Näheren Aufschluß gibt das Buch: Der Fall Peggy. Die Geschichte eines Skandals, von Ina Jung und Christoph Lemmer, Droemer Verlag, München 2013. Auf den Seiten 154 – 161 wird das verhängnisvoll uninformierte Wirken von Prof. Kröber beschrieben, auf den Seiten 237 – 245 die von Günther Beckstein in Bayern in den Jahren 2001 – 2003 implementierte amerikanische Reid-Methode zur Erzeugung von Geständnissen, die im Fall Peggy durch die Polizei eingesetzt wurde.

Im Fall Mollath wurde Kröber seinem affirmativen Ruf, zugunsten der Staatsmacht zu wirken, wiederum gerecht und griff den Psychiater Dr. Simmerl ad hominem an, ohne auch nur mit einem einzigen Argument gegen dessen Gutachten aufzuwarten. Es ist nicht erstaunlich, daß nicht nur im Fall Mollath am 6.8.2013 die Wiederaufnahme angeordnet und Gustl Mollaths weitere Unterbringung ab 2011 für verfassungswidrig erklärt worden ist: auch im Fall Ulvi Kulac ist im April 2013 die Wiederaufnahme beantragt worden; bereits seit Mitte 2012 ermittelt die für das Wiederaufnahmeverfahren zuständige Staatsanwaltschaft Bayreuth wieder, und aktuell hat sie einen schon damals Verdächtigen im Visier, Peggy ermordet zu haben.

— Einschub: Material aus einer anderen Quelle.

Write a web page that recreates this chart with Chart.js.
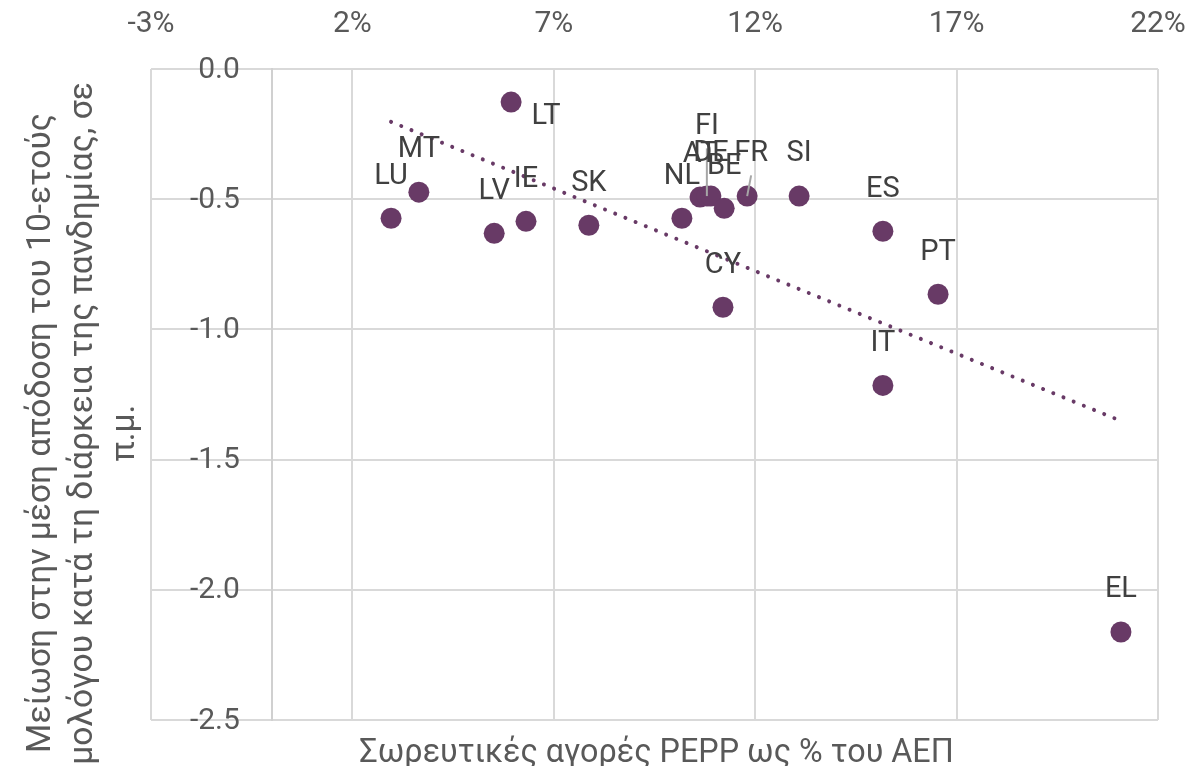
<!DOCTYPE html>
<html>
<head>
<meta charset="utf-8">
<script src="https://cdn.jsdelivr.net/npm/chart.js@4/dist/chart.umd.min.js"></script>
<style>
  html, body { margin: 0; padding: 0; background: #ffffff; }
  canvas { display: block; }
</style>
</head>
<body>
<canvas id="c" width="1188" height="766"></canvas>
<script>
// ---- Data ----
const countries = ['LU', 'MT', 'LT', 'LV', 'IE', 'SK', 'NL', 'AT', 'FI', 'DE', 'BE', 'FR', 'SI', 'CY', 'ES', 'PT', 'IT', 'EL'];
const peppPurchases = [2.96, 3.65, 5.94, 5.52, 6.31, 7.87, 10.18, 10.63, 10.80, 10.90, 11.23, 11.80, 13.09, 11.20, 15.17, 16.54, 15.17, 21.08];
const yieldDecline = [-0.573, -0.473, -0.127, -0.631, -0.585, -0.600, -0.573, -0.492, -0.488, -0.488, -0.535, -0.488, -0.488, -0.915, -0.623, -0.865, -1.215, -2.162];
const xTickLabelSuffix = '%';

const xTitle = 'Σωρευτικές αγορές PEPP ως % του ΑΕΠ';
const yTitleLines = ['Μείωση στην μέση απόδοση του 10-ετούς', 'ομολόγου κατά τη διάρκεια της πανδημίας, σε', 'π.μ.'];

// ---- Style ----
const PURPLE = '#683a66';
const FONT = 'Roboto';
const TICK_SIZE = 30;
const LABEL_SIZE = 29;
const X_TITLE_SIZE = 32.3;
const Y_TITLE_SIZE = 33.6;
const yTickFormat = v => v.toFixed(1);

// label placement (offset of label centre from point centre)
const defaultLabelOffset = { dx: 0, dy: -45 };
const specialLabelOffsets = {
  LT: { dx: 35, dy: 12 },
  FI: { dx: 0, dy: -72, leader: true },
  FR: { dx: 4, dy: -45, leader: true }
};

const points = countries.map((c, i) => ({ x: peppPurchases[i], y: yieldDecline[i] }));

// Linear least-squares trendline (as Excel's linear trendline)
function linearFit(xs, ys) {
  const n = xs.length;
  const mx = xs.reduce((a, b) => a + b, 0) / n;
  const my = ys.reduce((a, b) => a + b, 0) / n;
  let sxy = 0, sxx = 0;
  for (let i = 0; i < n; i++) { sxy += (xs[i] - mx) * (ys[i] - my); sxx += (xs[i] - mx) ** 2; }
  const slope = sxy / sxx;
  return { slope, intercept: my - slope * mx };
}
const fit = linearFit(peppPurchases, yieldDecline);
const xMin = Math.min(...peppPurchases), xMax = Math.max(...peppPurchases);
const trendPoints = [
  { x: xMin, y: fit.intercept + fit.slope * xMin },
  { x: xMax, y: fit.intercept + fit.slope * xMax }
];

// y tick labels: right-aligned next to the vertical axis line (which crosses x at 0)
const yTickLabelPlugin = {
  id: 'yTickLabels',
  afterDraw(chart) {
    const ctx = chart.ctx;
    const ys = chart.scales.y, xs = chart.scales.x;
    const axisX = xs.getPixelForValue(0);
    ctx.save();
    ctx.font = TICK_SIZE + 'px ' + FONT;
    ctx.fillStyle = '#595959';
    ctx.textAlign = 'right';
    ctx.textBaseline = 'middle';
    ys.ticks.forEach(t => {
      ctx.fillText(yTickFormat(t.value), axisX - 32, ys.getPixelForValue(t.value) + 1);
    });
    ctx.restore();
  }
};

const labelPlugin = {
  id: 'pointLabels',
  afterDatasetsDraw(chart) {
    const ctx = chart.ctx;
    const meta = chart.getDatasetMeta(0);
    ctx.save();
    ctx.font = LABEL_SIZE + 'px ' + FONT;
    const cap = LABEL_SIZE * 0.711;
    meta.data.forEach((el, i) => {
      const off = specialLabelOffsets[countries[i]];
      if (off && off.leader) {
        const cx = el.x + off.dx, cy = el.y + off.dy;
        ctx.strokeStyle = '#a6a6a6';
        ctx.lineWidth = 2;
        ctx.beginPath();
        ctx.moveTo(cx, cy + cap / 2 + 14);
        ctx.lineTo(el.x, el.y);
        ctx.stroke();
      }
    });
    ctx.fillStyle = '#404040';
    ctx.textAlign = 'center';
    ctx.textBaseline = 'alphabetic';
    meta.data.forEach((el, i) => {
      const off = specialLabelOffsets[countries[i]] || defaultLabelOffset;
      ctx.fillText(countries[i], el.x + off.dx, el.y + off.dy + cap / 2);
    });
    ctx.restore();
  }
};

const titlePlugin = {
  id: 'axisTitles',
  afterDraw(chart) {
    const ctx = chart.ctx;
    const ca = chart.chartArea;
    ctx.save();
    ctx.fillStyle = '#595959';
    ctx.textAlign = 'center';
    ctx.textBaseline = 'alphabetic';
    ctx.font = X_TITLE_SIZE + 'px ' + FONT;
    ctx.fillText(xTitle, (ca.left + ca.right) / 2 + 2, 762);
    ctx.font = Y_TITLE_SIZE + 'px ' + FONT;
    const baselines = [50, 92, 134];
    yTitleLines.forEach((line, i) => {
      ctx.save();
      ctx.translate(baselines[i], 433);
      ctx.rotate(-Math.PI / 2);
      ctx.fillText(line, 0, 0);
      ctx.restore();
    });
    ctx.restore();
  }
};

new Chart(document.getElementById('c'), {
  type: 'scatter',
  data: {
    datasets: [
      {
        label: 'PEPP',
        data: points,
        backgroundColor: PURPLE,
        borderColor: PURPLE,
        borderWidth: 0,
        pointRadius: 10.5,
        pointHoverRadius: 10.5,
        order: 1
      },
      {
        type: 'line',
        label: 'trend',
        data: trendPoints,
        borderColor: PURPLE,
        borderWidth: 4,
        borderDash: [0.01, 11],
        borderCapStyle: 'round',
        pointRadius: 0,
        fill: false,
        order: 0
      }
    ]
  },
  options: {
    responsive: false,
    animation: false,
    devicePixelRatio: 1,
    layout: { padding: { left: 151, right: 30, top: 0, bottom: 46 } },
    plugins: { legend: { display: false }, tooltip: { enabled: false }, title: { display: false } },
    scales: {
      x: {
        type: 'linear',
        position: 'top',
        min: -3,
        max: 22,
        ticks: {
          stepSize: 5,
          callback: v => v + xTickLabelSuffix,
          font: { family: FONT, size: TICK_SIZE },
          color: '#595959',
          padding: 27,
          maxRotation: 0,
          autoSkip: false
        },
        grid: { color: '#d9d9d9', lineWidth: 2, drawTicks: false },
        border: { display: false },
        afterFit(s) { s.height = 69; s.paddingLeft = 0; s.paddingRight = 0; }
      },
      // value axis crossing the x axis at 0 (grid + axis line); labels drawn by yTickLabelPlugin
      y: {
        type: 'linear',
        position: { x: 0 },
        min: -2.5,
        max: 0,
        ticks: { stepSize: 0.5, display: false, callback: yTickFormat },
        grid: { color: '#d9d9d9', lineWidth: 2, drawTicks: false },
        border: { display: true, color: '#d0d0d0', width: 2 },
        afterFit(s) { s.width = 0; s.paddingTop = 0; s.paddingBottom = 0; }
      }
    }
  },
  plugins: [yTickLabelPlugin, labelPlugin, titlePlugin]
});
</script>
</body>
</html>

Diese Spur war seinerzeit, trotz widerlegter falscher Alibis, nicht weiterverfolgt worden, nachdem ein anderweitiges Geständnis erwirkt worden war.
http://www.mz-web.de/mitteldeutschland/der-fall-peggy-spur-fuehrt-nach-halle,20641266,24197836.html
http://www.spiegel.de/panorama/justiz/mordfall-peggy-knobloch-ermittler-folgen-neuer-spur-in-halle-a-920144.html
Soviel zur faktischen Bedeutung von Gutachten, wenn sie von einflußreichen und medial präsenten Vertretern ihres Fachs erstattet werden.